===== Material to process

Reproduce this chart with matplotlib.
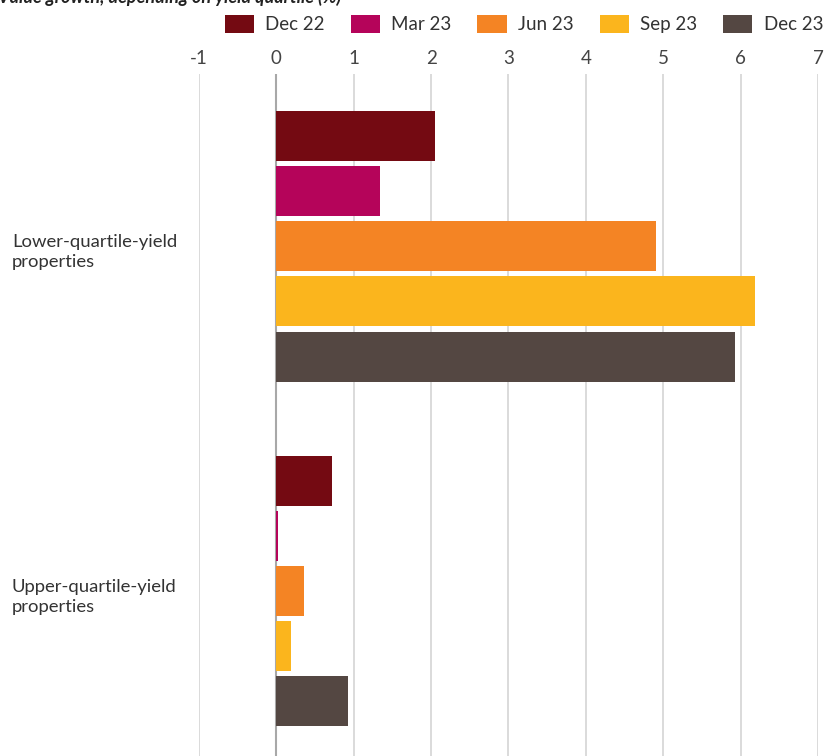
import matplotlib.pyplot as plt
import numpy as np
from matplotlib.patches import Patch

plt.rcParams["font.family"] = ["Lato", "DejaVu Sans"]

# Daten
categories = ["Lower-quartile-yield\nproperties", "Upper-quartile-yield\nproperties"]
series = ["Dec 22", "Mar 23", "Jun 23", "Sep 23", "Dec 23"]
values = {
    "Dec 22": [2.05, 0.72],
    "Mar 23": [1.34, 0.02],
    "Jun 23": [4.90, 0.36],
    "Sep 23": [6.19, 0.19],
    "Dec 23": [5.93, 0.92],
}
colors = ["#740A12", "#B5045A", "#F48424", "#FBB51D", "#544742"]
xticks = [-1, 0, 1, 2, 3, 4, 5, 6, 7]

fig = plt.figure(figsize=(8.29, 7.56), dpi=100)
ax = fig.add_axes([199 / 829, 0, (818 - 199) / 829, (756 - 74) / 756])

y = np.arange(len(categories))
step = 0.16
for i, (name, col) in enumerate(zip(series, colors)):
    ax.barh(y + (i - 2) * step, values[name], height=0.145, color=col, zorder=3)

ax.set_xlim(-1, 7)
ax.set_ylim(1.479, -0.5)
ax.set_xticks(xticks)
ax.set_xticklabels([str(t) for t in xticks])
ax.xaxis.tick_top()
ax.tick_params(axis="x", length=0, pad=5, labelsize=13.5, labelcolor="#444444")
ax.set_yticks([])
ax.grid(axis="x", color="#d4d4d4", lw=1.2, zorder=0)
ax.axvline(0, color="#a8a8a8", lw=1.5, zorder=2)
for s in ax.spines.values():
    s.set_visible(False)

# Kategorienbeschriftung links
for yi, lab in zip(y, categories):
    fig.text(12 / 829, 1 - (80 + (yi + 0.5) * 344.5) / 756, lab, ha="left",
             va="center", fontsize=13.3, color="#333333", linespacing=1.3)

# Titel (oben abgeschnitten)
fig.text(-0.002, 1 - 3 / 756, "Value growth, depending on yield quartile (%)",
         ha="left", va="baseline", fontsize=13, fontweight="bold",
         fontstyle="italic", color="#222222")

handles = [Patch(facecolor=c, label=s) for s, c in zip(series, colors)]
fig.legend(handles=handles, loc="upper right", bbox_to_anchor=(1.002, 0.99),
           ncol=5, frameon=False, fontsize=13.5, handlelength=1.55,
           handleheight=1.1, handletextpad=0.6, columnspacing=1.4,
           labelcolor="#333333", borderaxespad=0)

fig.savefig("out.png", dpi=100)
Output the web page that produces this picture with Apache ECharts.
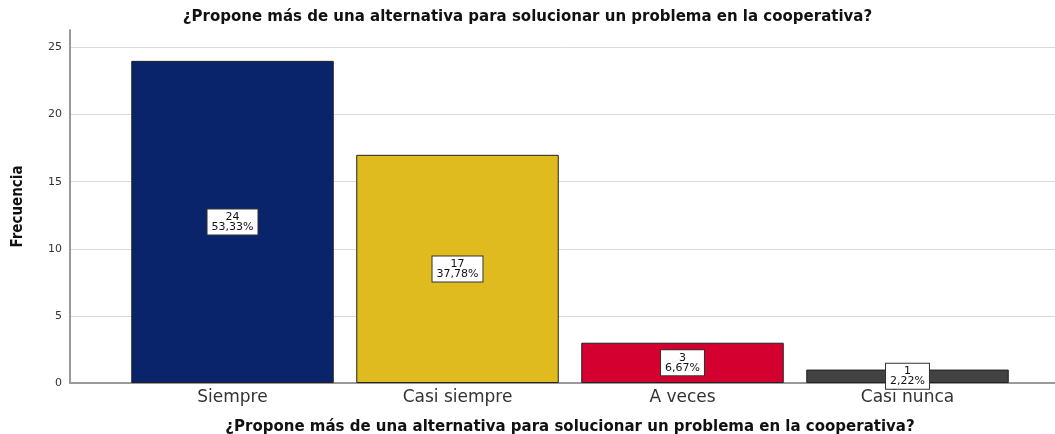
<!DOCTYPE html>
<html>
<head>
<meta charset="utf-8">
<script src="https://cdn.jsdelivr.net/npm/echarts@6/dist/echarts.min.js"></script>
<style>
  html, body { margin: 0; padding: 0; background: #fff; }
  #chart { width: 1055px; height: 434px; }
</style>
</head>
<body>
<div id="chart"></div>
<script>
var chart = echarts.init(document.getElementById('chart'));

// data
var categories = ['Siempre', 'Casi siempre', 'A veces', 'Casi nunca'];
var counts = [24, 17, 3, 1];
var percents = ['53,33%', '37,78%', '6,67%', '2,22%'];
var barColors = ['#0a246b', '#e0bb1f', '#d40030', '#424242'];

var question = '¿Propone más de una alternativa para solucionar un problema en la cooperativa?';
var yMax = 26.3;
var gridTop = 30, gridBottom = 51;

var barData = counts.map(function (v, i) {
  return { value: v, itemStyle: { color: barColors[i] } };
});

// last split line (at yMax) hidden
var gridLineColors = ['#dadada', '#dadada', '#dadada', '#dadada', '#dadada', '#dadada', 'rgba(0,0,0,0)'];

chart.setOption({
  animation: false,
  title: {
    text: question,
    left: 'center',
    top: 5,
    textStyle: { fontFamily: 'DejaVu Sans', fontWeight: 'bold', fontSize: 15, color: '#111' }
  },
  grid: [
    // frame: y axis, gridlines, baseline
    { left: 70, right: 0, top: gridTop, bottom: gridBottom, outerBoundsMode: 'none' },
    // bars
    { left: 120, right: 35, top: gridTop, bottom: gridBottom, outerBoundsMode: 'none' }
  ],
  xAxis: [
    {
      gridIndex: 0, type: 'value', min: 0, max: 1,
      axisLine: { show: true, onZero: false, lineStyle: { color: '#999', width: 2 } },
      axisTick: { show: false }, axisLabel: { show: false }, splitLine: { show: false }
    },
    {
      gridIndex: 1, type: 'category', data: categories,
      axisLine: { show: false }, axisTick: { show: false },
      axisLabel: { fontFamily: 'DejaVu Sans', fontSize: 17, color: '#333', margin: 6 },
      name: question, nameLocation: 'middle', nameGap: 37,
      nameTextStyle: { fontFamily: 'DejaVu Sans', fontWeight: 'bold', fontSize: 15, color: '#111' }
    }
  ],
  yAxis: [
    {
      gridIndex: 0, type: 'value', min: 0, max: yMax, interval: 5,
      axisLine: { show: true, lineStyle: { color: '#999', width: 2 } },
      axisTick: { show: false },
      axisLabel: { fontFamily: 'DejaVu Sans', fontSize: 11, color: '#333', margin: 8, showMaxLabel: false },
      splitLine: { show: true, lineStyle: { color: gridLineColors, width: 1 } },
      name: 'Frecuencia', nameLocation: 'middle', nameGap: 44,
      nameTextStyle: { fontFamily: "'DejaVu Sans Condensed', 'Liberation Sans', sans-serif", fontWeight: 'bold', fontSize: 15, color: '#111' }
    },
    {
      gridIndex: 1, type: 'value', min: 0, max: yMax, interval: 5,
      axisLine: { show: false }, axisTick: { show: false },
      axisLabel: { show: false }, splitLine: { show: false }
    }
  ],
  series: [{
    type: 'bar',
    xAxisIndex: 1, yAxisIndex: 1,
    data: barData,
    barCategoryGap: '10%',
    itemStyle: { borderColor: '#222', borderWidth: 1 },
    label: {
      show: true,
      position: 'inside',
      formatter: function (p) { return p.value + '\n' + percents[p.dataIndex]; },
      fontFamily: 'DejaVu Sans', fontSize: 11, lineHeight: 10, color: '#111',
      backgroundColor: '#fff', borderColor: '#333', borderWidth: 1,
      padding: [3, 4, 2, 4], align: 'center'
    }
  }]
});
</script>
</body>
</html>
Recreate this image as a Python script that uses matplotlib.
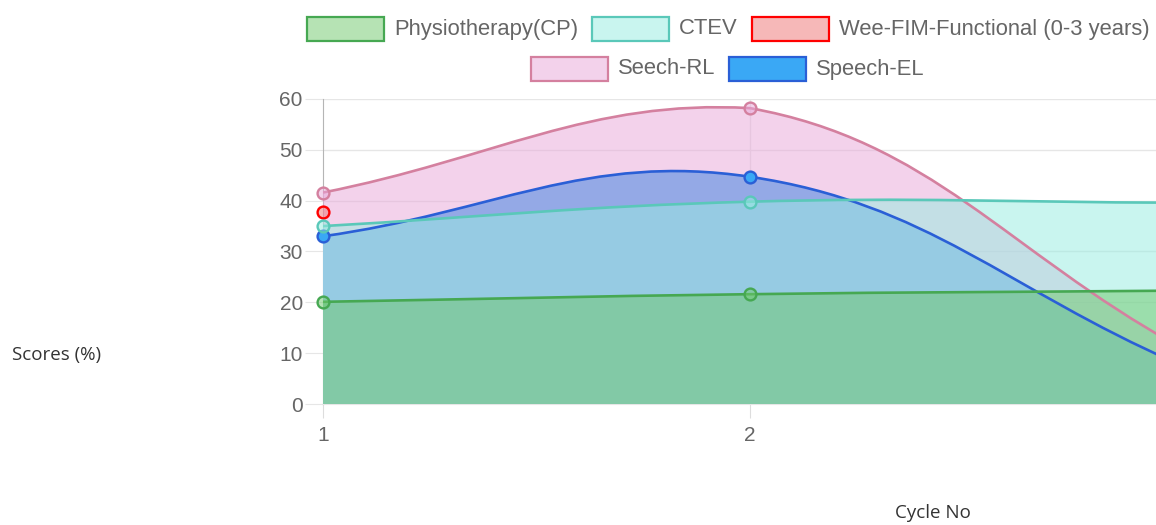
import numpy as np
import matplotlib
matplotlib.use("Agg")
import matplotlib.pyplot as plt
from matplotlib.path import Path
from matplotlib.patches import PathPatch, Rectangle

# values
cycles = [1, 2, 3]
physio = [20.1, 21.6, 22.3]
ctev = [35.0, 39.8, 39.6]
wee_fim = [37.7]
seech_rl = [41.6, 58.2, 11.5]
speech_el = [33.0, 44.7, 8.0]

names = ["Physiotherapy(CP)", "CTEV", "Wee-FIM-Functional (0-3 years)", "Seech-RL", "Speech-EL"]

def rgba(r, g, b, a=1.0):
    return (r / 255, g / 255, b / 255, a)

fills = [rgba(111, 201, 107, 0.5), rgba(152, 236, 225, 0.52), rgba(239, 115, 115, 0.5),
         rgba(232, 170, 218, 0.52), rgba(58, 168, 245, 1.0)]
borders = ["#46a852", "#5ac8b9", "#ff0000", "#d4809f", "#2a5fd6"]
series = [physio, ctev, wee_fim, seech_rl, speech_el]

W, H = 1156, 525
fig = plt.figure(figsize=(W / 100, H / 100), dpi=100)
ax = fig.add_axes([323 / W, 1 - 404 / H, (1177 - 323) / W, (404 - 99) / H])
ax.set_xlim(1, 3)
ax.set_ylim(0, 60)


def spline(xs, ys, tension=0.4):
    # chart.js style bezier, computed in pixel space, control points capped to the area
    pts = ax.transData.transform(np.column_stack([xs, ys]))
    bb = ax.bbox
    n = len(pts)
    cp, cn = [], []
    for i in range(n):
        prev, cur, nxt = pts[max(i - 1, 0)], pts[i], pts[min(i + 1, n - 1)]
        d01 = np.hypot(*(cur - prev))
        d12 = np.hypot(*(nxt - cur))
        tot = d01 + d12
        fa = tension * (d01 / tot if tot else 0)
        fb = tension * (d12 / tot if tot else 0)
        for c, f in ((cp, -fa), (cn, fb)):
            q = cur + f * (nxt - prev)
            q[0] = min(max(q[0], bb.x0), bb.x1)
            q[1] = min(max(q[1], bb.y0), bb.y1)
            c.append(q)
    verts = [pts[0]]
    for i in range(n - 1):
        verts += [cn[i], cp[i + 1], pts[i + 1]]
    return ax.transData.inverted().transform(np.array(verts))


ax.set_axisbelow(True)
for z, (ys, fc) in enumerate(zip(series, fills)):
    if len(ys) < 2:
        continue
    xs = cycles[:len(ys)]
    v = spline(xs, ys)
    fv = np.vstack([v, [[xs[-1], 0], [xs[0], 0], [xs[0], ys[0]]]])
    codes = [Path.MOVETO] + [Path.CURVE4] * (len(v) - 1) + [Path.LINETO] * 3
    ax.add_patch(PathPatch(Path(fv, codes), facecolor=fc, edgecolor="none", zorder=10 - z))

for z, (ys, ec, fc) in enumerate(zip(series, borders, fills)):
    xs = cycles[:len(ys)]
    if len(ys) > 1:
        v = spline(xs, ys)
        codes = [Path.MOVETO] + [Path.CURVE4] * (len(v) - 1)
        ax.add_patch(PathPatch(Path(v, codes), facecolor="none", edgecolor=ec, lw=1.9, zorder=20 - z))
    ax.plot(xs, ys, ls="none", marker="o", ms=8.5, mfc=fc, mec=ec, mew=1.7, zorder=30 - z, clip_on=False)

# axes styling (tick 3 sits past the right edge of the picture)
ax.set_yticks(range(0, 61, 10))
ax.set_xticks([1, 2])
ax.yaxis.grid(True, color="#e6e6e6", lw=1)
ax.axvline(2, color="#e6e6e6", lw=1, zorder=0)
for s in ["top", "right"]:
    ax.spines[s].set_visible(False)
ax.spines["left"].set_color("#b5b5b5")
ax.spines["bottom"].set_color("#e6e6e6")
ax.tick_params(axis="y", length=13, color="#e6e6e6", pad=1.5, labelsize=15, labelcolor="#666666")
ax.tick_params(axis="x", length=10, color="#dddddd", pad=6, labelsize=15, labelcolor="#666666")
ax.xaxis.get_major_ticks()[0].tick1line.set_color("#b5b5b5")
for t in ax.get_xticklabels() + ax.get_yticklabels():
    t.set_fontfamily("Liberation Sans")

fig.text(12 / W, 1 - 355 / H, "Scores (%)", fontsize=13.5, family="Open Sans", color="#333333",
         ha="left", va="center")
fig.text(895 / W, 1 - 513 / H, "Cycle No", fontsize=13.5, family="Open Sans", color="#333333",
         ha="left", va="center")

# legend, laid out in two centred rows like the original
renderer = fig.canvas.get_renderer()
box_w, box_h, gap_txt, gap_item = 77, 24, 10, 14
rows = [([0, 1, 2], 29), ([3, 4], 69)]
center = 728
for idx, yc in rows:
    texts = []
    for i in idx:
        t = fig.text(0, 1 - yc / H, names[i], fontsize=15.8, family="Liberation Sans",
                     color="#666666", ha="left", va="center")
        texts.append(t)
    widths = [t.get_window_extent(renderer).width for t in texts]
    total = sum(box_w + gap_txt + w for w in widths) + gap_item * (len(idx) - 1)
    x = center - total / 2
    for i, t, w in zip(idx, texts, widths):
        fig.patches.append(Rectangle((x / W, 1 - (yc + box_h / 2) / H), box_w / W, box_h / H,
                                     transform=fig.transFigure, facecolor=fills[i],
                                     edgecolor=borders[i], lw=1.6))
        t.set_x((x + box_w + gap_txt) / W)
        x += box_w + gap_txt + w + gap_item

fig.savefig("out.png", dpi=100)
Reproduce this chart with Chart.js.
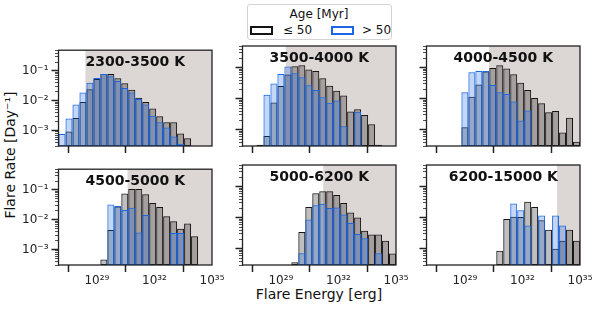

==========

### What to do:
Repeat only what lies between the start of the data and the end of the line containing "ax.barh(y + (i", exactly, with pictures left out.

### In response:
Reproduce this chart with matplotlib.
import matplotlib.pyplot as plt
import numpy as np
from matplotlib.patches import Patch

plt.rcParams["font.family"] = ["Lato", "DejaVu Sans"]

# Daten
categories = ["Lower-quartile-yield\nproperties", "Upper-quartile-yield\nproperties"]
series = ["Dec 22", "Mar 23", "Jun 23", "Sep 23", "Dec 23"]
values = {
    "Dec 22": [2.05, 0.72],
    "Mar 23": [1.34, 0.02],
    "Jun 23": [4.90, 0.36],
    "Sep 23": [6.19, 0.19],
    "Dec 23": [5.93, 0.92],
}
colors = ["#740A12", "#B5045A", "#F48424", "#FBB51D", "#544742"]
xticks = [-1, 0, 1, 2, 3, 4, 5, 6, 7]

fig = plt.figure(figsize=(8.29, 7.56), dpi=100)
ax = fig.add_axes([199 / 829, 0, (818 - 199) / 829, (756 - 74) / 756])

y = np.arange(len(categories))
step = 0.16
for i, (name, col) in enumerate(zip(series, colors)):
    ax.barh(y + (i - 2) * step, values[name], height=0.145, color=col, zorder=3)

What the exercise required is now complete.